|
For several years now, quantum Monte Carlo (QMC) has been like an
actor awaiting his big break. This unconventional "stochastic," or
statistical, approach for predicting the behavior of subatomic particles has
successfully described a few systems, such as electron gas and small
molecules, but it hasn't found a blockbuster application that will propel this
relative newcomer into mainstream methodologies. Scarcely 10 percent
of physicists and chemists who investigate quantum mechanics -- the
science that examines the world of protons, electrons, and other subatomic
particles -- apply QMC to their problems.

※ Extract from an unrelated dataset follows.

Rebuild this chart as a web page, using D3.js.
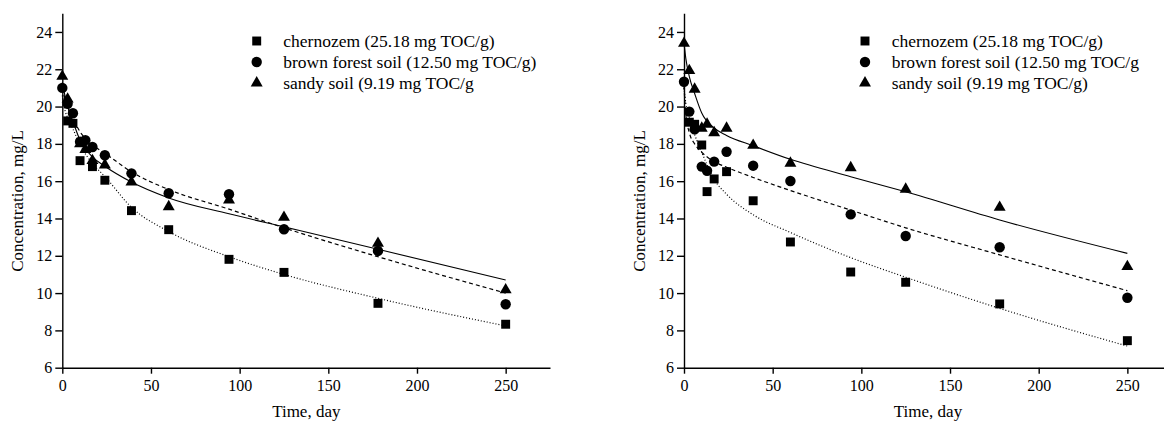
<!DOCTYPE html>
<html>
<head>
<meta charset="utf-8">
<script src="https://cdn.jsdelivr.net/npm/d3@7"></script>
<style>
    body { margin: 0; background: #fff; }
    svg { display: block; }
    .tick text { font-family: "Liberation Serif", "Times New Roman", serif; font-size: 16px; fill: #000; }
    .lbl { font-family: "Liberation Serif", "Times New Roman", serif; fill: #000; }
</style>
</head>
<body>
<div class="charts_container"></div>
<script>
    // sampling days (markers)
    var days = [0, 3, 6, 10, 13, 17, 24, 39, 60, 94, 125, 178, 250];

    // left panel measured values
    var chernozemA = [null, 19.23, 19.1, 17.1, null, 16.78, 16.05, 14.42, 13.4, 11.81, 11.11, 9.45, 8.33];
    var brownA     = [21.0, 20.15, 19.64, 18.12, 18.2, 17.83, 17.39, 16.42, 15.35, 15.3, 13.42, 12.26, 9.4];
    var sandyA     = [21.62, 20.4, null, 18.0, 17.7, 17.1, 16.87, 15.95, 14.63, 14.99, 14.06, 12.67, 10.17];

    // right panel measured values
    var chernozemB = [null, 19.16, 19.05, 17.94, 15.44, 16.12, 16.51, 14.95, 12.74, 11.13, 10.58, 9.42, 7.45];
    var brownB     = [21.33, 19.73, 18.78, 16.78, 16.56, 17.05, 17.58, 16.83, 16.01, 14.22, 13.06, 12.46, 9.75];
    var sandyB     = [23.39, 21.93, 20.93, 18.84, 19.05, 18.6, 18.84, 17.92, 16.96, 16.72, 15.57, 14.6, 11.42];

    // fitted curves
    var fitDays = [0, 1, 3, 6, 10, 17, 24, 39, 60, 94, 125, 178, 250];
    var chernozemFitA = [20.6, 20.0, 19.4, 18.8, 17.95, 16.95, 16.25, 14.6, 13.3, 11.95, 11.0, 9.72, 8.24];
    var brownFitA     = [21.0, 20.6, 20.0, 19.35, 18.65, 17.95, 17.5, 16.5, 15.55, 14.5, 13.5, 11.95, 10.0];
    var sandyFitA     = [21.3, 20.8, 20.0, 19.2, 18.2, 17.3, 16.8, 15.95, 15.1, 14.25, 13.55, 12.35, 10.7];
    var chernozemFitB = [21.0, 20.2, 19.4, 18.5, 17.55, 16.1, 15.3, 14.2, 13.25, 11.9, 10.85, 9.18, 7.16];
    var brownFitB     = [21.1, 19.6, 18.6, 18.0, 17.55, 17.05, 16.75, 16.2, 15.5, 14.45, 13.5, 12.05, 10.13];
    var sandyFitB     = [23.4, 22.6, 21.6, 20.7, 19.65, 18.85, 18.45, 17.9, 17.17, 16.24, 15.43, 13.92, 12.13];

    // legend labels (as printed, including the missing brackets)
    var legendA = ["chernozem (25.18 mg TOC/g)", "brown forest soil (12.50 mg TOC/g)", "sandy soil (9.19 mg TOC/g"];
    var legendB = ["chernozem (25.18 mg TOC/g)", "brown forest soil (12.50 mg TOC/g", "sandy soil (9.19 mg TOC/g)"];

    // ticks
    var xMajor = [0, 50, 100, 150, 200, 250];
    var xMinor = [25, 75, 125, 175, 225, 275];
    var yMajor = [6, 8, 10, 12, 14, 16, 18, 20, 22, 24];
    var yMinor = [7, 9, 11, 13, 15, 17, 19, 21, 23, 25];

    var W = 1164, H = 422;
    var svg = d3.select('.charts_container')
                .append('svg')
                .attr('width', W)
                .attr('height', H);

    var symbols = [d3.symbolSquare, d3.symbolCircle, d3.symbolTriangle];
    var symSize = [80, 85, 62];
    var dashes = ['1,2', '4,3', null];

    function drawPanel(left, legendX, legendTextX, series, fits, labels) {
        var x = d3.scaleLinear().domain([0, 275]).range([left, left + 487.7]);
        var y = d3.scaleLinear().domain([6, 25]).range([367.7, 13.3]);
        var g = svg.append('g');

        //fitted lines
        var line = d3.line()
                    .x(function(d){ return x(d[0]); })
                    .y(function(d){ return y(d[1]); })
                    .curve(d3.curveMonotoneX);
        fits.forEach(function(f, i){
            g.append('path')
                .datum(fitDays.map(function(t, j){ return [t, f[j]]; }))
                .attr('d', line)
                .style('fill', 'none')
                .style('stroke', '#000')
                .style('stroke-width', i == 2 ? 1.1 : 1.2)
                .style('stroke-dasharray', dashes[i]);
        });

        //markers
        series.forEach(function(s, i){
            var pts = days.map(function(t, j){ return [t, s[j]]; })
                          .filter(function(d){ return d[1] != null; });
            g.selectAll(null)
                .data(pts)
                .enter()
                .append('path')
                .attr('transform', function(d){ return 'translate(' + x(d[0]) + ',' + y(d[1]) + ')'; })
                .attr('d', d3.symbol().type(symbols[i]).size(symSize[i]))
                .style('fill', '#000');
        });

        //axes
        var xAxis = g.append('g').attr('transform', 'translate(0,' + y(6) + ')');
        xAxis.call(d3.axisBottom(x).tickValues(xMinor).tickSize(4).tickSizeOuter(0).tickFormat(''));
        xAxis.call(d3.axisBottom(x).tickValues(xMajor).tickSize(6).tickSizeOuter(0).tickPadding(6));
        var yAxis = g.append('g').attr('transform', 'translate(' + x(0) + ',0)');
        yAxis.call(d3.axisLeft(y).tickValues(yMinor).tickSize(4).tickSizeOuter(0).tickFormat(''));
        yAxis.call(d3.axisLeft(y).tickValues(yMajor).tickSize(7).tickSizeOuter(0).tickPadding(3));
        g.selectAll('.domain, .tick line').style('stroke', '#000').style('stroke-width', 1.4);

        //axis titles
        g.append('text')
            .attr('class', 'lbl')
            .attr('x', left + 244)
            .attr('y', 417)
            .attr('text-anchor', 'middle')
            .style('font-size', '17px')
            .text('Time, day');
        g.append('text')
            .attr('class', 'lbl')
            .attr('transform', 'translate(' + (left - 39) + ',201) rotate(-90)')
            .attr('text-anchor', 'middle')
            .style('font-size', '17px')
            .text('Concentration, mg/L');

        //legend
        labels.forEach(function(txt, i){
            var ly = 41 + i * 21;
            g.append('path')
                .attr('transform', 'translate(' + legendX + ',' + ly + ')')
                .attr('d', d3.symbol().type(symbols[i]).size(symSize[i]))
                .style('fill', '#000');
            g.append('text')
                .attr('class', 'lbl')
                .attr('x', legendTextX)
                .attr('y', ly + 5.5)
                .style('font-size', '17.5px')
                .text(txt);
        });
    }

    drawPanel(62.3, 256.7, 283.3, [chernozemA, brownA, sandyA], [chernozemFitA, brownFitA, sandyFitA], legendA);
    drawPanel(684, 865, 891.7, [chernozemB, brownB, sandyB], [chernozemFitB, brownFitB, sandyFitB], legendB);
</script>
</body>
</html>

Until recently, they had no reason to change. At the heart of quantum mechanics is a partial differential equation called the Schrödinger equation. Its solution, a wavefunction, fully captures the wavelike and particular behavior displayed by matter at this level. Theoretically, one could predict atomic structures, even chemical reactions, by solving the Schrödinger equation, but the physics underlying it lead to equations too complicated to solve for systems of more than a few atoms. Consequently, scientists have been trying to simplify the equation since it was first proposed in 1926 by Austrian physicist Erwin Schrödinger. Some approaches emphasize accuracy; others strive for size. None have achieved both. This past year, QMC was nudged into the scientific spotlight as word spread about how researchers in NCSA's Condensed Matter Physics Group and at AT&T had stumbled upon a structural problem QMC could solve better than could any of the existing theoretical approaches -- for systems of up to 50-100 atoms. And that number of atoms is an order of magnitude larger than traditional approaches that try to exactly solve Schrödinger. It didn't hurt that the system in question was closely related to the provocative buckyball.